Today was Megan Day.
You might have missed it on your calenders, but it was there - a day dedicated all to Megan and her well-being.
See, with all the training and hubbub of the last few weeks, there have been some lady things that I have neglected. And let me just say that, no one really needs to see me hanging around the pool in my bathing suit after neglecting, ahem, "things" for the last few weeks.
In fact, it's been a good four weeks since any part of this body has seen the wax lady. I called for an emergency appointment, and was squeezed in.
Now, I love being a girl, but yet I hate it. One of the times I most hate it is when I find myself laying half naked in a tiny room while my pal, Yolanda, stands over me with hot wax dripping of the end of a tongue depressor, and deciding with furrowed brow how I should position my legs so she can best attack "the problem."
Numbers alway seem to be involved in this hair-removal strategy, like "Put your right leg in a figure four" or "get on all fours," or "hold this back like a seven" or "gimme a high five." Weird.
And let me say that, for today, it was not, in fact, the actual ripping of the hair out of my body that made me howl in pain. No, oddly enough, the stripped hair attached to the hot wax off my naked parts was not all that bad today (someone once said that if you get the bikini wax often enough, it gets easier - And I am fairly certain that the person was probably a man with a porn addiction and a wife with a wax phobia and some uncontrollable "nether regions.")
Today, the main issue was the temperature of the wax itself. At one point, it was so hot, the smell of burning flesh overtook the room, and the smoke stung my eyes. I finally turned to my girl and I said, "Listen, Yolanda. I do love ya, and hell, I give you credit for be willing to stick your face down in the parts that I only touch with a washcloth, 'cause that's really got to suck, no matter how much you charge for this. And despite the pain you inflict upon me every three to four weeks, I would like to continue coming to see you so you can take care of my female business...however, if you don't turn down the heat on that bowl of pink wax soup over there, you will burn the crap out of my lady parts, thus forcing me to regrow all the hair to cover the deformaties you are leaving behind. And then I will be forced to sue you for ruining my hoo-ha."

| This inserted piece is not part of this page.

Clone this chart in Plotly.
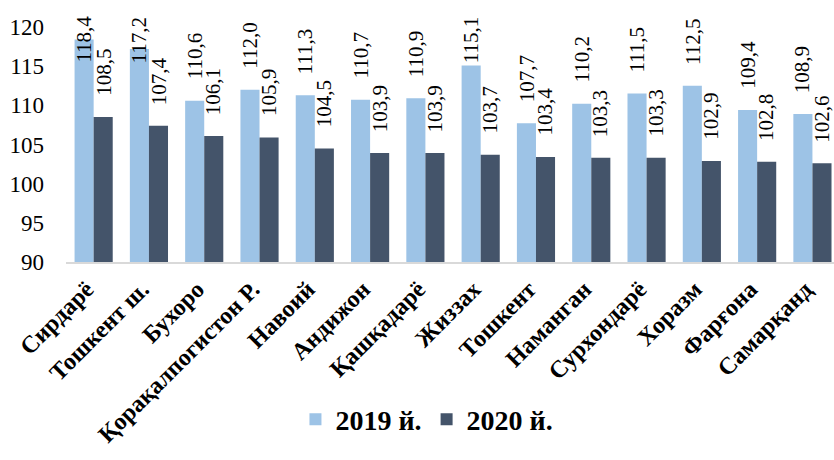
import plotly.graph_objects as go

categories = ["Сирдарё", "Тошкент ш.", "Бухоро", "Қорақалпогистон Р.", "Навоий",
              "Андижон", "Қашқадарё", "Жиззах", "Тошкент", "Наманган",
              "Сурхондарё", "Хоразм", "Фарғона", "Самарқанд"]
values_2019 = [118.4, 117.2, 110.6, 112.0, 111.3, 110.7, 110.9, 115.1, 107.7, 110.2, 111.5, 112.5, 109.4, 108.9]
values_2020 = [108.5, 107.4, 106.1, 105.9, 104.5, 103.9, 103.9, 103.7, 103.4, 103.3, 103.3, 102.9, 102.8, 102.6]
series_names = ["2019 й.", "2020 й."]
y_ticks = [90, 95, 100, 105, 110, 115, 120]

SERIF = "Times New Roman, Liberation Serif, Tinos, serif"
colors = ["#9DC3E6", "#44546A"]

W, H = 834, 460
ML, MR, MT, MB = 66, 0, 27, 198
x_range = [-0.5, 13.39]
y_range = [90, 120]
bargap = 0.31
LABEL_LEN = 48     # approx. pixel length of a rotated value label
LABEL_GAP = 19     # gap between bar top and label
LABEL_TOP = 17     # labels never rise above this pixel row

def fmt(v):
    return f"{v:.1f}".replace(".", ",")

fig = go.Figure()
for name, vals, col in zip(series_names, [values_2019, values_2020], colors):
    fig.add_trace(go.Bar(
        x=categories, y=vals, name=name,
        marker=dict(color=col, line=dict(width=0)),
        hoverinfo="x+y",
    ))

# value labels, rotated, anchored at each bar's top via data coordinates
plot_h = H - MT - MB
px_per_unit = plot_h / (y_range[1] - y_range[0])
px_per_cat = (W - ML - MR) / (x_range[1] - x_range[0])
bar_px = px_per_cat * (1 - bargap) / 2
annotations = []
for si, vals in enumerate([values_2019, values_2020]):
    shift = (si - 0.5) * bar_px
    for cat, v in zip(categories, vals):
        bar_top = MT + (y_range[1] - v) * px_per_unit
        bottom = max(bar_top - LABEL_GAP, LABEL_TOP + LABEL_LEN)
        annotations.append(dict(
            x=cat, y=v, xref="x", yref="y", text=fmt(v), showarrow=False,
            textangle=-90, xshift=shift, yshift=bar_top - bottom,
            yanchor="bottom", xanchor="center",
            font=dict(family=SERIF, size=21, color="black"),
        ))

fig.update_layout(
    width=W, height=H,
    margin=dict(l=ML, r=MR, t=MT, b=MB),
    paper_bgcolor="white", plot_bgcolor="white",
    barmode="group", bargap=bargap, bargroupgap=0,
    annotations=annotations,
    showlegend=True,
    legend=dict(orientation="h", x=0.47, xanchor="center", y=-0.67, yanchor="middle",
                font=dict(family=SERIF, size=28, color="black", weight="bold"),
                itemwidth=30, traceorder="normal"),
    xaxis=dict(range=x_range, showgrid=False, showline=True, linecolor="#D9D9D9",
               linewidth=1.5, tickangle=-45, ticks="", automargin=False,
               ticklabelstandoff=2, ticklabelshift=-7,
               tickfont=dict(family=SERIF, size=24, color="black", weight="bold")),
    yaxis=dict(range=y_range, tickvals=y_ticks, showgrid=False, showline=False,
               zeroline=False, ticks="", ticklabelstandoff=21, automargin=False,
               tickfont=dict(family=SERIF, size=23, color="black")),
)

fig.write_html("out.html", config={"displayModeBar": False},
               post_script="document.body.style.margin='0';document.body.style.padding='0';")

She just chuckled in her little Yolanda way, shook her head as if to say, "This girl is one crazy ass bitch," and started blowing on the wax before applying.
And no, it did not help.
So after I hobbled out of there, holding onto my self like a 5-year-old in need of a bathroom break, I treated myself to a milkshake. I figured that, given the current state of affairs with my body, a milkshake would hit the spot and hit me up with calories so I can do that brick tomorrow. And it did, for like five gulps. And then it started to bubble back up into my throat and I had to dump it down the sink.
Is it weird to cry when a chocolate flows down the drain?
No? Huh. Maybe it's just PMS then.
Holy crap, did this post just get off track.
Where was I?
Oh, self-care. Right.
Yeah, so I also got a massage.
Odd, I was naked for that too.
I guess in hindsight, this was kind of a weird naked day.
And I just realized I have absolutely nothing else to say about that.